Could we be given any information about the prospects of these developments, because they have to be done before 1st January, 1965? If there is anything afoot we should like to know about it.

Mr. Marples

There is a great deal afoot. There is the question of a Commonwealth cable, the first leg of which is between the United States and Canada, followed by the link to Australia, New Zealand and across the Pacific. The Japanese want a cable between Japan and the United States. The whole technique of cable-laying of co-axial cable with rigid repeaters is gaining momentum at an enormous rate, and the next thing will be that television cables will be wanted. One cannot see where it will end. There is a wide field. As the hon. Member for Openshaw rightly said, it is mainly a question of how much money we are prepared to spend both on research and on the laying down of the cable. It is very expensive equipment. We shall not take the burden of development costs alone. The techniques are moving rapidly for the new co-axial cable, not for the old type of telegraph cable. It started in 1955 and goodness knows where it will end.
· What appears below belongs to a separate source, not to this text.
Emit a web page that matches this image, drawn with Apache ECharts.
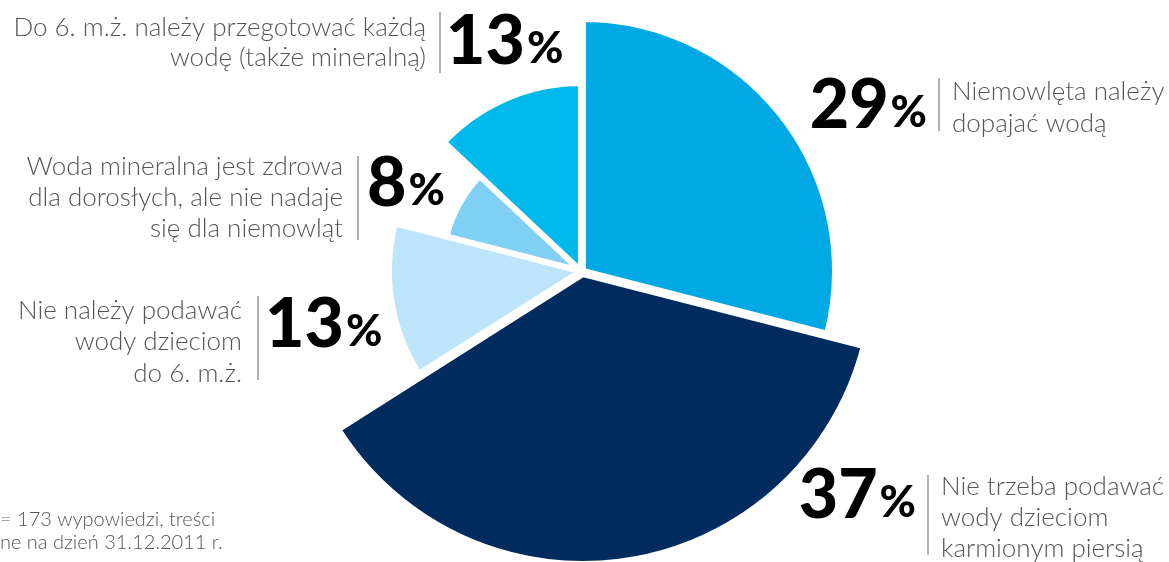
<!DOCTYPE html>
<html>
<head>
<meta charset="utf-8">
<script src="https://cdn.jsdelivr.net/npm/echarts@6/dist/echarts.min.js"></script>
<style>
html,body{margin:0;padding:0;background:#fff;}
#chart{width:1169px;height:562px;}
</style>
</head>
<body>
<div id="chart"></div>
<script>
// ---- data ----
const categories = [
  'Niemowlęta należy\ndopajać wodą',
  'Nie trzeba podawać\nwody dzieciom\nkarmionym piersią',
  'Nie należy podawać\nwody dzieciom\ndo 6. m.ż.',
  'Woda mineralna jest zdrowa\ndla dorosłych, ale nie nadaje\nsię dla niemowląt',
  'Do 6. m.ż. należy przegotować każdą\nwodę (także mineralną)'
];
const values = [29, 37, 13, 8, 13];
const footnote = ['= 173 wypowiedzi, treści', 'ne na dzień 31.12.2011 r.'];

// ---- styling ----
const colors = ['#00a8e4', '#002b5e', '#bee4f9', '#80cff4', '#00b9ec'];
const radii = [252, 290, 192, 139, 188];
const centers = [[583, 271], [583, 274], [581, 271], [581, 271], [581, 271]];

// label placement: [side, descX, descCenterY, lineHeight, sepX, sepY1, sepY2, numX, numBottomY]
const labelPos = [
  ['right', 952, 108, 32, 939, 78, 131, 927, 140],
  ['right', 941, 518, 31, 928, 475, 555, 916, 530],
  ['left', 242, 342, 31.5, 258, 296, 380, 265, 359],
  ['left', 343, 198, 31, 358, 156, 240, 367, 218],
  ['left', 426, 43, 30, 440, 12, 73, 446, 76]
];

const descFont = 'Lato';
const numFont = 'Lato';

const series = values.map(function (v, i) {
  return {
    type: 'pie',
    center: centers[i],
    radius: [0, radii[i]],
    startAngle: 90,
    clockwise: true,
    silent: true,
    animation: false,
    label: {show: false},
    labelLine: {show: false},
    emphasis: {disabled: true},
    data: values.map(function (val, j) {
      return {
        name: categories[j],
        value: val,
        itemStyle: j === i
          ? {color: colors[j], borderColor: '#ffffff', borderWidth: 6}
          : {color: 'rgba(0,0,0,0)', borderWidth: 0}
      };
    })
  };
});

const graphics = [];
labelPos.forEach(function (p, i) {
  const side = p[0];
  graphics.push({
    type: 'text', silent: true,
    style: {
      x: p[1], y: p[2], text: categories[i],
      align: side === 'right' ? 'left' : 'right', verticalAlign: 'middle',
      font: '300 26px ' + descFont, fill: '#555555', lineHeight: p[3]
    }
  });
  graphics.push({
    type: 'line', silent: true,
    shape: {x1: p[4], y1: p[5], x2: p[4], y2: p[6]},
    style: {stroke: '#666666', lineWidth: 1}
  });
  graphics.push({
    type: 'text', silent: true,
    style: {
      x: p[7], y: p[8],
      text: '{n|' + values[i] + '}{p|%}',
      align: side === 'right' ? 'right' : 'left', verticalAlign: 'bottom',
      rich: {
        n: {fontFamily: numFont, fontWeight: 900, fontSize: 68, lineHeight: 68, fill: '#000', verticalAlign: 'bottom'},
        p: {fontFamily: numFont, fontWeight: 900, fontSize: 44, lineHeight: 44, fill: '#000', verticalAlign: 'bottom', padding: [0, 0, 5, 2]}
      }
    }
  });
});
graphics.push({
  type: 'text', silent: true,
  style: {
    x: 0, y: 531, text: footnote.join('\n'),
    align: 'left', verticalAlign: 'middle',
    font: '300 20px ' + descFont, fill: '#555555', lineHeight: 23
  }
});

const chart = echarts.init(document.getElementById('chart'), null, {renderer: 'canvas'});
chart.setOption({
  backgroundColor: '#ffffff',
  animation: false,
  series: series,
  graphic: graphics
});
</script>
</body>
</html>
The hon. Member for Kilmarnock asked who would manufacture the equipment at this end. It will be done largely by private enterprise under the direction of the Post Office, as is the case with most of the Post Office equipment.

If there are any question which I have not answered, it is not through lack of courtesy. I will read HANSARD, and if I find that I have missed any questions I will write to the hon. Members concerned. I hope that the House will pass the Motion unanimously.

Question put and agreed to.

Resolved, That the Agreement, dated 16th March, 1959, between Her Majesty's Postmaster-General and the American Telephone and Telegraph Company for the acquisition of facilities to increase the capacity of submarine cable systems, a copy of which was laid before this House on 26th June, be approved.